The data
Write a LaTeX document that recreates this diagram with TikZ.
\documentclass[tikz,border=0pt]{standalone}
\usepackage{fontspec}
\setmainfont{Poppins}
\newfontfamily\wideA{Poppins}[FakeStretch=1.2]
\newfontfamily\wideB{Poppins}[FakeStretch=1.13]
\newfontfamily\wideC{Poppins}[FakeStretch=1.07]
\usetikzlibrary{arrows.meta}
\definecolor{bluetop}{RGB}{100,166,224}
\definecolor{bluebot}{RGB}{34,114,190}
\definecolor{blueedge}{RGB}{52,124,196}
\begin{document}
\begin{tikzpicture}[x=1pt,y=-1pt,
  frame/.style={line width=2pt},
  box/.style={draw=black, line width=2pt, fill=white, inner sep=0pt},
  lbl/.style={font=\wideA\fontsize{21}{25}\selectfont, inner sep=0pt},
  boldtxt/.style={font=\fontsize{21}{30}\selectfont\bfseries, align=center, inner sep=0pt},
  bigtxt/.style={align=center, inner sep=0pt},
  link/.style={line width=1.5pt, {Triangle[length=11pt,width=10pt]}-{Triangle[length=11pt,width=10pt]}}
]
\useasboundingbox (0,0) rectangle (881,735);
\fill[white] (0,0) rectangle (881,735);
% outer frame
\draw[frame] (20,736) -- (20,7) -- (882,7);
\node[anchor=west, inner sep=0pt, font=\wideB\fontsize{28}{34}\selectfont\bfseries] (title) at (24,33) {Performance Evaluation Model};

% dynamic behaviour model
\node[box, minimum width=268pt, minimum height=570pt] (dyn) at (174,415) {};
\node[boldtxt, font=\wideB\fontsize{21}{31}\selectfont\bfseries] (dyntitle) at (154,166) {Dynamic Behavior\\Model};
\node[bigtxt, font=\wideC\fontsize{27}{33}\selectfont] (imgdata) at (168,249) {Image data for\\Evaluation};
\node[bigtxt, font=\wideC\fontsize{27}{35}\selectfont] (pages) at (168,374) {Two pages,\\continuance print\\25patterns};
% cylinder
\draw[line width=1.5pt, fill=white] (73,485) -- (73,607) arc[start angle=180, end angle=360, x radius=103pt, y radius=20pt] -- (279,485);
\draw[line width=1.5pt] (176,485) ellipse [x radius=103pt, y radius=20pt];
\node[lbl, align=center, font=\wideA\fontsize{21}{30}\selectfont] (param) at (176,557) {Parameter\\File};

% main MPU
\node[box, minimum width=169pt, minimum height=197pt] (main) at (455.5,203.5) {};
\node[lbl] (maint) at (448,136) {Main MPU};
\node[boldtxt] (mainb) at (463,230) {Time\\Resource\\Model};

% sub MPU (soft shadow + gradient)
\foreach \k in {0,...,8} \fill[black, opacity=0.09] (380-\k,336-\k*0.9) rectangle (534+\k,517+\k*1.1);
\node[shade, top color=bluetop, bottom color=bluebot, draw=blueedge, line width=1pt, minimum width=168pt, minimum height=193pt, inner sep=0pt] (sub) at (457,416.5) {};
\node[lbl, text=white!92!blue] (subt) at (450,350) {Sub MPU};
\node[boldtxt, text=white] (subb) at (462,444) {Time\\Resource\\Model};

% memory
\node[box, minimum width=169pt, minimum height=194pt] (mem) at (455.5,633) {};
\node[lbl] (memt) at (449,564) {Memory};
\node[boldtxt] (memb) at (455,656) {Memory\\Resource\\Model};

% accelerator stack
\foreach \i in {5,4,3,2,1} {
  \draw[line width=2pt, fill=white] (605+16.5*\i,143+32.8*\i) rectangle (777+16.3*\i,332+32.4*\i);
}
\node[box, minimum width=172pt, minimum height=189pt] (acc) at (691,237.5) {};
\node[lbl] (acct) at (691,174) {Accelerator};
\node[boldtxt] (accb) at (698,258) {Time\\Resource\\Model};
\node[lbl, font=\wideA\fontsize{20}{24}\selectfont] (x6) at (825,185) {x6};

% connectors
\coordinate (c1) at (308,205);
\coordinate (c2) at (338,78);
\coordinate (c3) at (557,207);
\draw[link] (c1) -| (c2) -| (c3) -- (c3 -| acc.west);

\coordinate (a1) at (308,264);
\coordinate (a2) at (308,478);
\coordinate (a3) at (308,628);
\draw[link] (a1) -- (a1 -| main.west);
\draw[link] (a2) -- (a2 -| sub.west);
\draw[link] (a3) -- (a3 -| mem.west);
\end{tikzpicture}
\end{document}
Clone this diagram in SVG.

Exercise aim
From the first line of the records above to the line that contains "(title) at (24,33)", quote each line exactly.

Result of this task
Write a LaTeX document that recreates this diagram with TikZ.
\documentclass[tikz,border=0pt]{standalone}
\usepackage{fontspec}
\setmainfont{Poppins}
\newfontfamily\wideA{Poppins}[FakeStretch=1.2]
\newfontfamily\wideB{Poppins}[FakeStretch=1.13]
\newfontfamily\wideC{Poppins}[FakeStretch=1.07]
\usetikzlibrary{arrows.meta}
\definecolor{bluetop}{RGB}{100,166,224}
\definecolor{bluebot}{RGB}{34,114,190}
\definecolor{blueedge}{RGB}{52,124,196}
\begin{document}
\begin{tikzpicture}[x=1pt,y=-1pt,
  frame/.style={line width=2pt},
  box/.style={draw=black, line width=2pt, fill=white, inner sep=0pt},
  lbl/.style={font=\wideA\fontsize{21}{25}\selectfont, inner sep=0pt},
  boldtxt/.style={font=\fontsize{21}{30}\selectfont\bfseries, align=center, inner sep=0pt},
  bigtxt/.style={align=center, inner sep=0pt},
  link/.style={line width=1.5pt, {Triangle[length=11pt,width=10pt]}-{Triangle[length=11pt,width=10pt]}}
]
\useasboundingbox (0,0) rectangle (881,735);
\fill[white] (0,0) rectangle (881,735);
% outer frame
\draw[frame] (20,736) -- (20,7) -- (882,7);
\node[anchor=west, inner sep=0pt, font=\wideB\fontsize{28}{34}\selectfont\bfseries] (title) at (24,33) {Performance Evaluation Model};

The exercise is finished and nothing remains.